Définition et processus de la liquidation judiciaire
La liquidation judiciaire est une procédure collective destinée aux entreprises dont la situation financière est irrémédiablement compromise. Elle intervient lorsque le redressement judiciaire n'est plus envisageable et que la cessation des paiements est avérée. L'objectif principal est de mettre fin à l'activité de l'entreprise tout en organisant la vente de ses actifs pour rembourser, dans la mesure du possible, les créanciers.
Le processus débute généralement par une déclaration de cessation des paiements auprès du tribunal de commerce. Cette démarche peut être initiée par le dirigeant de l'entreprise, un créancier, ou le procureur de la République. Une fois la liquidation prononcée par le tribunal, un liquidateur judiciaire est nommé pour prendre en charge les opérations de liquidation.
Il est important de noter que la liquidation judiciaire n'est pas une simple formalité administrative. Elle implique une série d'étapes rigoureuses, allant de l'inventaire des actifs à la réalisation de ceux-ci, en passant par la vérification des créances. Tout au long de la procédure, le liquidateur agit sous le contrôle du juge-commissaire, garantissant ainsi le respect des règles légales et l'équité entre les différentes parties prenantes.
Conséquences juridiques pour l'entreprise
Cessation d'activité et radiation du registre du commerce
L'une des conséquences immédiates de la liquidation judiciaire est la cessation d'activité de l'entreprise. Sauf cas exceptionnels où le tribunal autorise un maintien temporaire de l'activité, l'entreprise doit mettre fin à ses opérations dès le prononcé du jugement. Cette interruption brutale peut avoir des répercussions importantes sur les contrats en cours, les relations avec les fournisseurs et les clients.
Suite à la clôture de la liquidation, l'entreprise est radiée du Registre du Commerce et des Sociétés (RCS).
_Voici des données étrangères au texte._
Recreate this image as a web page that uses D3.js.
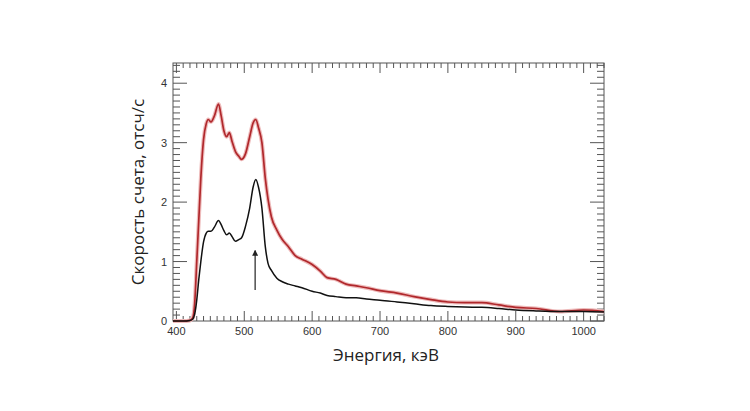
<!DOCTYPE html>
<html>
<head>
<meta charset="utf-8">
<script src="https://cdn.jsdelivr.net/npm/d3@7"></script>
<style>
  body { margin: 0; background: #fff; }
</style>
</head>
<body>
<div id="chart"></div>
<script>
// spectrum
var energy = [395, 410, 420, 424, 427, 430, 433, 436, 440, 444, 447, 451, 456, 462, 466, 470, 474, 478, 482, 487,
  492, 496, 502, 508, 513, 517, 521, 526, 531, 535, 540, 548, 556, 565, 575, 585, 600, 612, 622, 635,
  650, 665, 680, 700, 725, 750, 775, 800, 825, 850, 875, 900, 930, 965, 1000, 1030];

var redRate = [0, 0, 0.01, 0.05, 0.3, 1.0, 1.7, 2.4, 3.05, 3.32, 3.39, 3.35, 3.45, 3.65, 3.45, 3.2, 3.1, 3.17, 3.02, 2.85,
  2.77, 2.72, 2.82, 3.1, 3.33, 3.39, 3.25, 3.0, 2.4, 2.05, 1.75, 1.53, 1.37, 1.25, 1.1, 1.04, 0.95, 0.84, 0.73, 0.7,
  0.62, 0.59, 0.56, 0.51, 0.47, 0.41, 0.36, 0.32, 0.31, 0.31, 0.27, 0.23, 0.21, 0.16, 0.185, 0.16];

var blackRate = [0, 0, 0.01, 0.03, 0.12, 0.35, 0.7, 1.0, 1.33, 1.48, 1.51, 1.51, 1.58, 1.69, 1.62, 1.52, 1.45, 1.48, 1.42, 1.34,
  1.37, 1.4, 1.6, 1.9, 2.25, 2.38, 2.25, 1.9, 1.25, 0.97, 0.85, 0.72, 0.66, 0.62, 0.59, 0.56, 0.5, 0.47, 0.43, 0.41,
  0.39, 0.39, 0.37, 0.35, 0.32, 0.29, 0.26, 0.245, 0.235, 0.23, 0.21, 0.185, 0.17, 0.16, 0.16, 0.15];

var xTicks = [400, 500, 600, 700, 800, 900, 1000];
var yTicks = [0, 1, 2, 3, 4];
var arrowAt = { e: 516, from: 0.52, to: 1.18 };

var width = 750, height = 411;
var plotL = 173, plotR = 604, plotT = 63, plotB = 321;

var svg = d3.select('#chart').append('svg')
  .attr('width', width)
  .attr('height', height);

var x = d3.scaleLinear().domain([395, 1030]).range([plotL, plotR]);
var y = d3.scaleLinear().domain([0, 4.34]).range([plotB, plotT]);

// ticks on all four sides, pointing inward
var xMinor = d3.range(400, 1031, 10);
var yMinor = d3.range(0, 4.34, 0.1);

var tickG = svg.append('g').attr('stroke', '#555').attr('stroke-width', 1);

xMinor.forEach(function(v) {
  var len = (v % 100 === 0) ? 10 : 5;
  tickG.append('line').attr('x1', x(v)).attr('x2', x(v)).attr('y1', plotB).attr('y2', plotB - len);
  tickG.append('line').attr('x1', x(v)).attr('x2', x(v)).attr('y1', plotT).attr('y2', plotT + len);
});

yMinor.forEach(function(v, i) {
  var len = (i % 10 === 0) ? 14 : 7;
  tickG.append('line').attr('y1', y(v)).attr('y2', y(v)).attr('x1', plotL).attr('x2', plotL + len);
  tickG.append('line').attr('y1', y(v)).attr('y2', y(v)).attr('x1', plotR).attr('x2', plotR - len);
});

svg.append('rect')
  .attr('x', plotL).attr('y', plotT)
  .attr('width', plotR - plotL).attr('height', plotB - plotT)
  .attr('fill', 'none').attr('stroke', '#555').attr('stroke-width', 1);

// tick labels
svg.append('g').selectAll('text')
  .data(xTicks).enter().append('text')
  .attr('x', d => x(d))
  .attr('y', plotB + 14)
  .attr('text-anchor', 'middle')
  .style('font', '11px "Liberation Sans", Arial, sans-serif')
  .style('fill', '#333')
  .text(d => d);

svg.append('g').selectAll('text')
  .data(yTicks).enter().append('text')
  .attr('x', plotL - 6)
  .attr('y', d => y(d) + 4)
  .attr('text-anchor', 'end')
  .style('font', '11px "Liberation Sans", Arial, sans-serif')
  .style('fill', '#333')
  .text(d => d);

// axis titles
svg.append('text')
  .attr('x', 386).attr('y', 361)
  .attr('text-anchor', 'middle')
  .style('font', '17px "Open Sans", sans-serif')
  .style('fill', '#222')
  .text('Энергия, кэВ');

svg.append('text')
  .attr('transform', 'translate(144,' + 192 + ') rotate(-90)')
  .attr('text-anchor', 'middle')
  .style('font', '17px "Open Sans", sans-serif')
  .style('fill', '#222')
  .text('Скорость счета, отсч/с');

// curves
var rateLine = d3.line()
  .x((d, i) => x(energy[i]))
  .y(d => y(d))
  .curve(d3.curveMonotoneX);

svg.append('path')
  .attr('d', rateLine(redRate))
  .attr('fill', 'none')
  .attr('stroke', '#eebbbb')
  .attr('stroke-width', 4);

svg.append('path')
  .attr('d', rateLine(redRate))
  .attr('fill', 'none')
  .attr('stroke', '#b0282c')
  .attr('stroke-width', 1.7);

svg.append('path')
  .attr('d', rateLine(blackRate))
  .attr('fill', 'none')
  .attr('stroke', '#111')
  .attr('stroke-width', 1.5);

// arrow marking the 511 keV line
svg.append('defs').append('marker')
  .attr('id', 'head')
  .attr('viewBox', '0 0 10 10')
  .attr('refX', 8).attr('refY', 5)
  .attr('markerWidth', 5).attr('markerHeight', 5)
  .attr('orient', 'auto')
  .append('path')
  .attr('d', 'M0,0 L10,5 L0,10 z')
  .attr('fill', '#222');

svg.append('line')
  .attr('x1', x(arrowAt.e)).attr('x2', x(arrowAt.e))
  .attr('y1', y(arrowAt.from)).attr('y2', y(arrowAt.to))
  .attr('stroke', '#222')
  .attr('stroke-width', 1.2)
  .attr('marker-end', 'url(#head)');
</script>
</body>
</html>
Cette radiation marque la fin officielle de l'existence juridique de la société. Elle implique que l'entreprise ne peut plus exercer aucune activité commerciale et perd sa personnalité morale. Pour les entrepreneurs individuels, la situation peut être différente, car leur patrimoine personnel peut être engagé.
Transfert des pouvoirs au liquidateur judiciaire
Dès l'ouverture de la procédure de liquidation judiciaire, les dirigeants de l'entreprise sont dessaisis de leurs pouvoirs de gestion. Ces pouvoirs sont transférés au liquidateur judiciaire nommé par le tribunal. Ce dessaisissement est total : le liquidateur devient le seul habilité à agir au nom et pour le compte de l'entreprise.
Le liquidateur prend en charge l'ensemble des opérations de liquidation, notamment :
- La gestion courante de l'entreprise durant la période de liquidation
- La réalisation de l'inventaire des actifs
- La vérification des créances
- La vente des biens de l'entreprise
- Le licenciement du personnel
Ce transfert de pouvoirs peut être vécu comme une perte de contrôle difficile pour les dirigeants, qui se retrouvent spectateurs de la fin de leur entreprise. Cependant, il est essentiel pour garantir une gestion impartiale et conforme à la loi du processus de liquidation.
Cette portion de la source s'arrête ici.